▶ **Dataset content**:

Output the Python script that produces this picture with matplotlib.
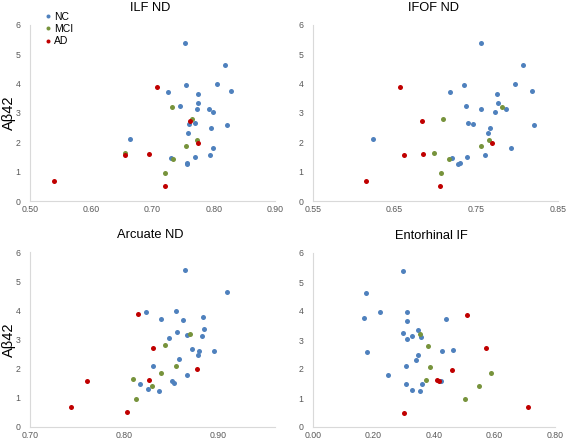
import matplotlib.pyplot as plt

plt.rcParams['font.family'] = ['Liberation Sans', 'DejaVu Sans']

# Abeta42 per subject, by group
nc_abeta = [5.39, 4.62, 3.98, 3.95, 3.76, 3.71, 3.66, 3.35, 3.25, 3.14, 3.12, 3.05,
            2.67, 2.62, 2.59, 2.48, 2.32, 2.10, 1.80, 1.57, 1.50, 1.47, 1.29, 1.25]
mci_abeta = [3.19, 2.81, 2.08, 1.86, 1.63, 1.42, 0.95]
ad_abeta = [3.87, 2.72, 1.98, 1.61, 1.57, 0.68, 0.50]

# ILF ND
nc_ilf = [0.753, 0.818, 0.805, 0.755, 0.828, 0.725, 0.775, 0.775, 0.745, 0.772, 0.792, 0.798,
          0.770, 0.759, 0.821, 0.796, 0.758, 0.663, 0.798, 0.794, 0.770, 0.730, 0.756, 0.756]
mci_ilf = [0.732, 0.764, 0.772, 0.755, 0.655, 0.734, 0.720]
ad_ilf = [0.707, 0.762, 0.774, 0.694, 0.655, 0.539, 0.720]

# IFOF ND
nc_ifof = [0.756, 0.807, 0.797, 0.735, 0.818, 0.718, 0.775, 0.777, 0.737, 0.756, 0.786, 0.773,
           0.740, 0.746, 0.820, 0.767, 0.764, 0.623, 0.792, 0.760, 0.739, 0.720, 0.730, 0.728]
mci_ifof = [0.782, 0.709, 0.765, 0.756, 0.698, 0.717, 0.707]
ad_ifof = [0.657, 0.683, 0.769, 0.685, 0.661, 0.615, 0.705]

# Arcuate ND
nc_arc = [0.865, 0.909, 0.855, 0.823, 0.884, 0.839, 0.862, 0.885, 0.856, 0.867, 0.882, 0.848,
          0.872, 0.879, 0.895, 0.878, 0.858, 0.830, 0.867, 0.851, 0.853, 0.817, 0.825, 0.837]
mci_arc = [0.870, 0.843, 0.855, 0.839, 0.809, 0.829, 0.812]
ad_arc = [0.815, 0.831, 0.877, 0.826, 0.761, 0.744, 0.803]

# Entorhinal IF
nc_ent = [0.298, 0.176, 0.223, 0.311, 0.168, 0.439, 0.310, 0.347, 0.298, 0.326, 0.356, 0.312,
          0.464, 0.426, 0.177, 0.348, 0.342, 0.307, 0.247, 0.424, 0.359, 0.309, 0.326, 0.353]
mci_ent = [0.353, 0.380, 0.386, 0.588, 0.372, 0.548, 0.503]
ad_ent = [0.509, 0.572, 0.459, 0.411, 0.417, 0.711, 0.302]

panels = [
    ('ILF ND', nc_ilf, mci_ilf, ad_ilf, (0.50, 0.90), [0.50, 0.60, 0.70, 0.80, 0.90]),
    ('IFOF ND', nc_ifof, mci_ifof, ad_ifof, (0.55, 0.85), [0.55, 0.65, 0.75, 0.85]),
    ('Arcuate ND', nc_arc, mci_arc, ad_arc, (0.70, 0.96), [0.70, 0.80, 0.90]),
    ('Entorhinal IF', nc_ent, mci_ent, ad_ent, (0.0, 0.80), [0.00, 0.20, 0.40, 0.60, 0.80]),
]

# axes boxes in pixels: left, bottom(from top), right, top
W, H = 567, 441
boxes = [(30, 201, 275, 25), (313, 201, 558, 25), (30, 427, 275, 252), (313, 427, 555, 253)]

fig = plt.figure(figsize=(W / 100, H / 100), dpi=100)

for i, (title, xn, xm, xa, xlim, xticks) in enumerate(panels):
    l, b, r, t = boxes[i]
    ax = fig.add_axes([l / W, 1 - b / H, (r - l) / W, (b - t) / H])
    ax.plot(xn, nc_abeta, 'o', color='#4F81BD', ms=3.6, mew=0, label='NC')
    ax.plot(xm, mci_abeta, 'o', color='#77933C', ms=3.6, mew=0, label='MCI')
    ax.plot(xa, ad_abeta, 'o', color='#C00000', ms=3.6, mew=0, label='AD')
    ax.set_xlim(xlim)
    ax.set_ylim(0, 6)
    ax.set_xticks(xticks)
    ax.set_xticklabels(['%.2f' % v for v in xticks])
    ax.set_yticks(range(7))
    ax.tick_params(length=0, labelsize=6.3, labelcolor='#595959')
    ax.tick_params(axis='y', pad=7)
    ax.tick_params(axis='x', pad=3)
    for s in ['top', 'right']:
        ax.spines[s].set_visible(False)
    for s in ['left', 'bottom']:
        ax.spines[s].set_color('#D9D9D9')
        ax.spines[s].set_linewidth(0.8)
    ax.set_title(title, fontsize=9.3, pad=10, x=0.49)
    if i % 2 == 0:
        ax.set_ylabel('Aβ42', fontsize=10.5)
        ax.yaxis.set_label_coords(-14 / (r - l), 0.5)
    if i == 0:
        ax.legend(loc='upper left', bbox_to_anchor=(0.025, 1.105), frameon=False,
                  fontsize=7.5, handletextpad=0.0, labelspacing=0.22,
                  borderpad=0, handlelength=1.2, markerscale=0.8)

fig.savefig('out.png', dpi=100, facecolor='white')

▶ **Directions**: Omitting all pictures, restate exactly the lines of the material from its start through the line that contains "plt.rcParams['font.family'] = ['Liberation".

▶ **Answer below**:
Output the Python script that produces this picture with matplotlib.
import matplotlib.pyplot as plt

plt.rcParams['font.family'] = ['Liberation Sans', 'DejaVu Sans']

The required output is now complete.